Mark 13:35,36 - Sermon Bible Commentary

Bible Comments

Mark 13:35-36

What does the word Watchfulness mean, as used in the Holy Scriptures? It means, being on the look-out, living in expectation of Jesus Christ, doing His work, attending to His charge, occupying ourselves so as to improve the talents, one or more, He has entrusted to us, trying to do the best with our Lord's money that He may receive His own with interest. In short, watchfulness means leading that sort of life which, were it to be broken off tomorrow, would turn to our great gain.

I. Watchfulness implies that we are looking for Christ, living in expectation of His coming living, that is, with the recollection of our mortality, as knowing that in any case our time on earth is short, that the day must soon be here when we shall die. The reluctance to think about death is a great stumbling-block to us all. It prevents our making any due preparation against it. They were wiser among the heathen of old, who in the midst of their banquets, used to have carried round the figure of one dead, with this inscription, "Eat and drink, for you will soon be as this."

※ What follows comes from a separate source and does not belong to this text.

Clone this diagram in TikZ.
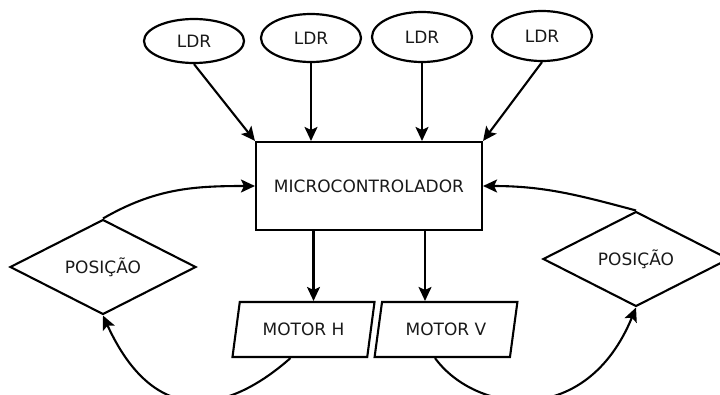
\documentclass[tikz,border=0pt]{standalone}
\usepackage{fontspec}
\setmainfont{DejaVu Sans}
\usetikzlibrary{shapes.geometric,arrows.meta,calc}
\begin{document}
\begin{tikzpicture}[x=1pt,y=1pt,
  every node/.style={font=\fontsize{17}{20}\selectfont, text=black!90},
  ldr/.style={ellipse, draw, line width=2.2pt, inner sep=0pt,
    minimum width=100pt, minimum height=48pt},
  ctrl/.style={rectangle, draw, line width=2.1pt,
    minimum width=226pt, minimum height=88pt},
  motor/.style={trapezium, trapezium left angle=70, trapezium right angle=110,
    trapezium stretches=true, draw, line width=2.1pt, inner sep=0pt,
    minimum width=143pt, minimum height=55pt},
  posbox/.style={diamond, draw, line width=2.1pt, inner sep=0pt,
    minimum width=186pt, minimum height=94pt},
  arr/.style={line width=2.1pt, -{Stealth[length=14pt,width=13pt,inset=3pt]}}
]
\useasboundingbox (0,0) rectangle (720,-394);
\clip (0,0) rectangle (720,-394);

% sensors
\node[ldr, minimum height=44pt] (l1) at (194,-41) {LDR};
\node[ldr] (l2) at (311,-38) {LDR};
\node[ldr, minimum height=50pt] (l3) at (422,-37) {LDR};
\node[ldr, minimum height=50pt] (l4) at (542,-36) {LDR};

% controller, motors and position feedback
\node[ctrl] (mc) at (369,-186) {MICROCONTROLADOR};
\node[motor] (mh) at (303.5,-329.5) {MOTOR H};
\node[motor] (mv) at (446,-329.5) {MOTOR V};
\node[posbox] (p1) at (103,-267) {POSIÇÃO};
\node[posbox] (p2) at (636,-259) {POSIÇÃO};

% sensor inputs
\draw[arr] (l1.south) -- (mc.north west);
\draw[arr] (l2.south) -- (l2.south |- mc.north);
\draw[arr] (l3.south) -- (l3.south |- mc.north);
\draw[arr] (l4.south) -- (mc.north east);

% controller outputs
\coordinate (hin) at ([xshift=10pt]mh.north);
\coordinate (vin) at ([xshift=-21pt]mv.north);
\draw[arr] (mc.south -| hin) -- (hin);
\draw[arr] (mc.south -| vin) -- (vin);

% motors to position
\coordinate (hout) at ([xshift=-13pt]mh.south);
\coordinate (vout) at ([xshift=-11pt]mv.south);
\draw[arr] (hout) .. controls +(-60,-53) and +(53,-116) .. (p1.south);
\draw[arr] (vout) .. controls +(40,-55) and +(-50,-122) .. (p2.south);

% position back to controller
\draw[arr] (p1.north) to[out=30,in=180] (mc.west);
\draw[arr] (p2.north) to[out=165,in=0] (mc.east);
\end{tikzpicture}
\end{document}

II. Consider what will be the life of the watchful Christian of him who is indeed waiting for his Lord. It will be a life of sobriety, a life of active service, a life of patient continuance in well-doing, a life whose end and aim is to be approved by the Master when He cometh. In the parables of the Talents and of the Pounds we have the warning of a soul lost, not for committing gross sins, but simply for inactivity for keeping its powers laid up, hiding from use its Lord's money; and surely that is a warning that must come home to many of us. For who of us has laboured as he might for God's glory and his fellow-creature's good? Who of us, Were he summoned today, could produce a life of which the greater part of its energies had been turned to work the Lord's work? Are we not rather chargeable, in our conscience, with the offence of having wasted our Lord's goods, of having squandered on ourselves, or on mere pleasure, those powers, that wealth, that influence, which were put into our hand to be administered for far higher and nobler ends? Let us watch and pray, that His coming may not take us by surprise. Then we shall be glad and not sorry when the time of our watching is at an end. He will make us full of joy with the light of His countenance.

R. D. B. Rawnsley, Sermons in Country Churches,p. 107.

References: Mark 13:35. Preacher's Monthly,vol. iv., p. 169. Mark 13:35-37. D. Fraser, Metaphors of the Gospels,p. 243.

Mark 13:35-36

35 Watch ye therefore: for ye know not when the master of the house cometh, at even, or at midnight, or at the cockcrowing, or in the morning:

36 Lest coming suddenly he find you sleeping.